*Dataset excerpt*
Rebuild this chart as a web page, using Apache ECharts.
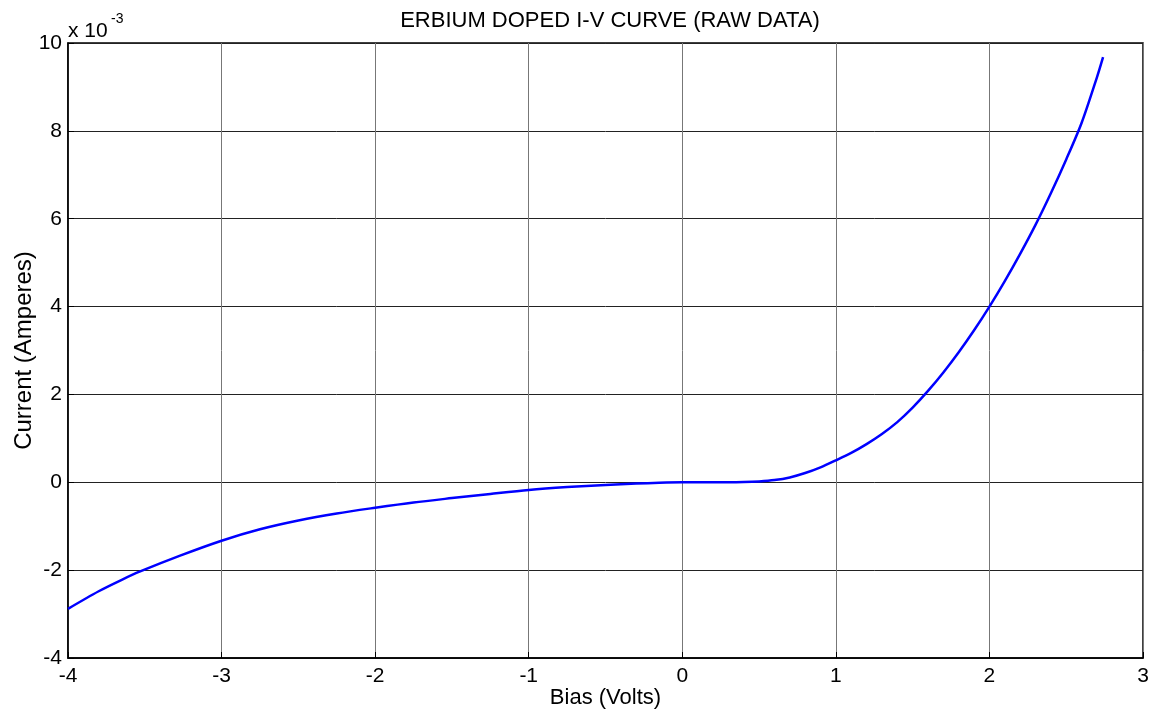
<!DOCTYPE html>
<html>
<head>
<meta charset="utf-8">
<script src="https://cdn.jsdelivr.net/npm/echarts@6/dist/echarts.min.js"></script>
<style>
  html, body { margin: 0; padding: 0; background: #fff; }
  #chart { width: 1156px; height: 719px; }
</style>
</head>
<body>
<div id="chart"></div>
<script>
// Bias voltage (V) and measured current (units of 1e-3 A)
const biasVolts = [-4, -3.8, -3.65, -3.53, -3.27, -3, -2.75, -2.5, -2.25, -2, -1.75, -1.5, -1.25, -1, -0.75, -0.5, -0.3, -0.15, 0, 0.1, 0.3, 0.4, 0.5, 0.6, 0.7, 0.8, 0.9, 1.0, 1.1, 1.2, 1.3, 1.4, 1.5, 1.6, 1.7, 1.8, 1.9, 2.0, 2.1, 2.2, 2.3, 2.4, 2.5, 2.6, 2.7, 2.74];
const currentMilliAmps = [-2.88, -2.48, -2.22, -2.03, -1.67, -1.33, -1.07, -0.87, -0.71, -0.58, -0.46, -0.36, -0.265, -0.175, -0.11, -0.06, -0.03, -0.01, 0, 0, 0.0, 0.005, 0.02, 0.05, 0.11, 0.21, 0.34, 0.5, 0.67, 0.87, 1.1, 1.37, 1.7, 2.08, 2.5, 2.96, 3.46, 4.0, 4.58, 5.2, 5.86, 6.58, 7.35, 8.18, 9.22, 9.68];
const xTicks = { min: -4, max: 3, step: 1 };
const yTicks = { min: -4, max: 10, step: 2 };

const font = '"Liberation Sans", Arial, sans-serif';
const chart = echarts.init(document.getElementById('chart'), null, { renderer: 'canvas' });

chart.setOption({
  backgroundColor: '#ffffff',
  animation: false,
  title: {
    text: 'ERBIUM DOPED I-V CURVE (RAW DATA)',
    left: 605, textAlign: 'center', top: 5,
    textStyle: { fontFamily: font, fontSize: 22, fontWeight: 'normal', color: '#000' }
  },
  grid: {
    left: 68, right: 13, top: 43, bottom: 61,
    outerBoundsMode: 'none', containLabel: false,
    show: true, borderColor: '#000', borderWidth: 1.5, backgroundColor: 'transparent'
  },
  xAxis: {
    type: 'value', min: xTicks.min, max: xTicks.max, interval: xTicks.step,
    name: 'Bias (Volts)', nameLocation: 'middle', nameGap: 29, nameMoveOverlap: false,
    nameTextStyle: { fontFamily: font, fontSize: 22, color: '#000' },
    axisLine: { show: true, onZero: false, lineStyle: { color: '#000', width: 1.5 } },
    axisTick: { show: true, inside: true, length: 6, lineStyle: { color: '#000' } },
    axisLabel: { fontFamily: font, fontSize: 21, color: '#000', margin: 8 },
    splitLine: { show: true, lineStyle: { color: '#777', width: 1 } }
  },
  yAxis: {
    type: 'value', min: yTicks.min, max: yTicks.max, interval: yTicks.step,
    name: 'Current (Amperes)', nameLocation: 'middle', nameGap: 32, nameMoveOverlap: false,
    nameTextStyle: { fontFamily: font, fontSize: 24, color: '#000' },
    axisLine: { show: true, onZero: false, lineStyle: { color: '#000', width: 1.5 } },
    axisTick: { show: true, inside: true, length: 6, lineStyle: { color: '#000' } },
    axisLabel: { fontFamily: font, fontSize: 21, color: '#000', margin: 6 },
    splitLine: { show: true, lineStyle: { color: '#222', width: 1 } }
  },
  graphic: [
    { type: 'text', left: 68, top: 21, style: { text: 'x 10', font: '21px ' + font, fill: '#000' } },
    { type: 'text', left: 111, top: 12, style: { text: '-3', font: '14px ' + font, fill: '#000' } }
  ],
  series: [{
    type: 'line',
    data: biasVolts.map((v, i) => [v, currentMilliAmps[i]]),
    showSymbol: false,
    smooth: 0.3,
    lineStyle: { color: '#0000ff', width: 2.5 },
    z: 5
  }]
});
</script>
</body>
</html>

*The request*
Pictures are excluded; extract exactly the lines from the start of the data through the line that holds "10, step: 2", both ends included.

*Written answer*
Rebuild this chart as a web page, using Apache ECharts.
<!DOCTYPE html>
<html>
<head>
<meta charset="utf-8">
<script src="https://cdn.jsdelivr.net/npm/echarts@6/dist/echarts.min.js"></script>
<style>
  html, body { margin: 0; padding: 0; background: #fff; }
  #chart { width: 1156px; height: 719px; }
</style>
</head>
<body>
<div id="chart"></div>
<script>
// Bias voltage (V) and measured current (units of 1e-3 A)
const biasVolts = [-4, -3.8, -3.65, -3.53, -3.27, -3, -2.75, -2.5, -2.25, -2, -1.75, -1.5, -1.25, -1, -0.75, -0.5, -0.3, -0.15, 0, 0.1, 0.3, 0.4, 0.5, 0.6, 0.7, 0.8, 0.9, 1.0, 1.1, 1.2, 1.3, 1.4, 1.5, 1.6, 1.7, 1.8, 1.9, 2.0, 2.1, 2.2, 2.3, 2.4, 2.5, 2.6, 2.7, 2.74];
const currentMilliAmps = [-2.88, -2.48, -2.22, -2.03, -1.67, -1.33, -1.07, -0.87, -0.71, -0.58, -0.46, -0.36, -0.265, -0.175, -0.11, -0.06, -0.03, -0.01, 0, 0, 0.0, 0.005, 0.02, 0.05, 0.11, 0.21, 0.34, 0.5, 0.67, 0.87, 1.1, 1.37, 1.7, 2.08, 2.5, 2.96, 3.46, 4.0, 4.58, 5.2, 5.86, 6.58, 7.35, 8.18, 9.22, 9.68];
const xTicks = { min: -4, max: 3, step: 1 };
const yTicks = { min: -4, max: 10, step: 2 };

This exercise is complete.